The Owasso Republican is at the center of an investigation by the Oklahoma State Bureau of Investigation that $1 million in Better Business Bureau funds were misappropriated during Brinkley’s 15 years leading the nonprofit’s Tulsa chapter.

The Oklahoman’s Rick Green reports the BBB’s board of directors fired Brinkley April 26:

The company sued him Friday in Tulsa County District Court, seeking actual and punitive damages for his “repugnant” conduct. The lawsuit alleges he embezzled funds to support “a hidden gambling habit.” The nonprofit organization wants a judge to block him from transferring assets until he can be forced to return any misappropriated funds. No criminal charges have been filed, and although he has resigned from his chairmanships, Brinkley has not stepped down from his position as a senator.

The Tulsa World’s Randy Krehbiel reports the BBB’s lawsuit in Tulsa County District Court alleges Brinkley used embezzled funds to pay his mortgage, credit card debt, and other expenses incurred by a hidden gambling habit. He also set up corporations to conceal the transactions.

The lawsuit alleges that more than $375,000 in fraudulent payments were made over five years. Similar accounts were set up for Barclays Card Services and a company called CTW Inc., it claims. The latter, the suit says, apparently took its name from the title of Brinkley’s book “Communicate to Win.” The suit says records show more than $184,000 flowing into CTW Inc. from Brinkley’s campaign fund and the Better Business Bureau over a five-year period.
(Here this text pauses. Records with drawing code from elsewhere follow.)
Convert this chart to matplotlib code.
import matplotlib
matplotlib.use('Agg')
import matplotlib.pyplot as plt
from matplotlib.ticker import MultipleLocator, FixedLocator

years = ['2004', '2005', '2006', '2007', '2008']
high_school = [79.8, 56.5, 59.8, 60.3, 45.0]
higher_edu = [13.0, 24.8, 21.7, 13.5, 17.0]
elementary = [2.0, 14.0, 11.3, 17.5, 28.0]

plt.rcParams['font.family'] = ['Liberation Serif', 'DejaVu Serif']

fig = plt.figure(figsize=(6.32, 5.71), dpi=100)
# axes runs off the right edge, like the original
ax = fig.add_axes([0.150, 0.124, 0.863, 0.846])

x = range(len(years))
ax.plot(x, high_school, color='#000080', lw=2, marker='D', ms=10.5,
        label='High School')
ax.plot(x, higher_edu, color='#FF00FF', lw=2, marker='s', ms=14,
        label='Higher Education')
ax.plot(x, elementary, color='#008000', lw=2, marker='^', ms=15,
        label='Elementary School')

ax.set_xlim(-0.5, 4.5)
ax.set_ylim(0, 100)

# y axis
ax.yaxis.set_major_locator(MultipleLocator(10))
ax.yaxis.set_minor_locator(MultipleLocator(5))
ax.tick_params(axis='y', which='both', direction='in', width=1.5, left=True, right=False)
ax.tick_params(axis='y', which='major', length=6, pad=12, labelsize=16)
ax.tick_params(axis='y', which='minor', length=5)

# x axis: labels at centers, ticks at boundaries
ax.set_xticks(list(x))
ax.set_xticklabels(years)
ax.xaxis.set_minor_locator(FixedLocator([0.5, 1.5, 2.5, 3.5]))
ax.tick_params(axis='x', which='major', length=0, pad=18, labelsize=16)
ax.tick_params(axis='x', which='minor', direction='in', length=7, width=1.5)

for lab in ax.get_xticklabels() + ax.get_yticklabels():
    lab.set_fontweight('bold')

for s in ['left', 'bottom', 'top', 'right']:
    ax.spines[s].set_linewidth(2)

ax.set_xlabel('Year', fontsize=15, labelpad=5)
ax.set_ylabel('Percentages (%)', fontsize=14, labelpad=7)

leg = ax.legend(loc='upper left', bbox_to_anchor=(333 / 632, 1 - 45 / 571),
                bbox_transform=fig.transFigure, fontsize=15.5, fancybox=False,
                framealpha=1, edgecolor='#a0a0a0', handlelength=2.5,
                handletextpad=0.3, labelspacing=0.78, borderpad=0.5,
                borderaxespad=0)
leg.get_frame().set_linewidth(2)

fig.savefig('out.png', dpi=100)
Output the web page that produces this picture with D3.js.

The alleged scheme is similar to one used by Roger Melson, former audit director of the Land Office Commission, to embezzle more than $1.1 million from 2004-09. Melson set up a phony bank account into which he deposited checks intended for the Land Office. He pleaded guilty to 174 counts of embezzlement in 2010. Friday’s lawsuit says the BBB doesn’t know when Brinkley began the alleged embezzlement, but it documents some allegations going back at least five years. One other allegation, involving a rented storage unit, goes back more than 10 years, according to the court petition. In addition to the fake accounts, the Better Business Bureau alleges that Brinkley took cash advances for business trips he never made, drawing on the organization’s line of credit for his own use and falsifying records to hide discrepancies.

Bingman appointed state Sen. Jason Smalley as the new Pensions Committee chair, and Sen. Marty Quinn will serve as Vice Chair of the Finance Committee. Senate Republicans plan to hold an election to pick a new assistant majority floor leader.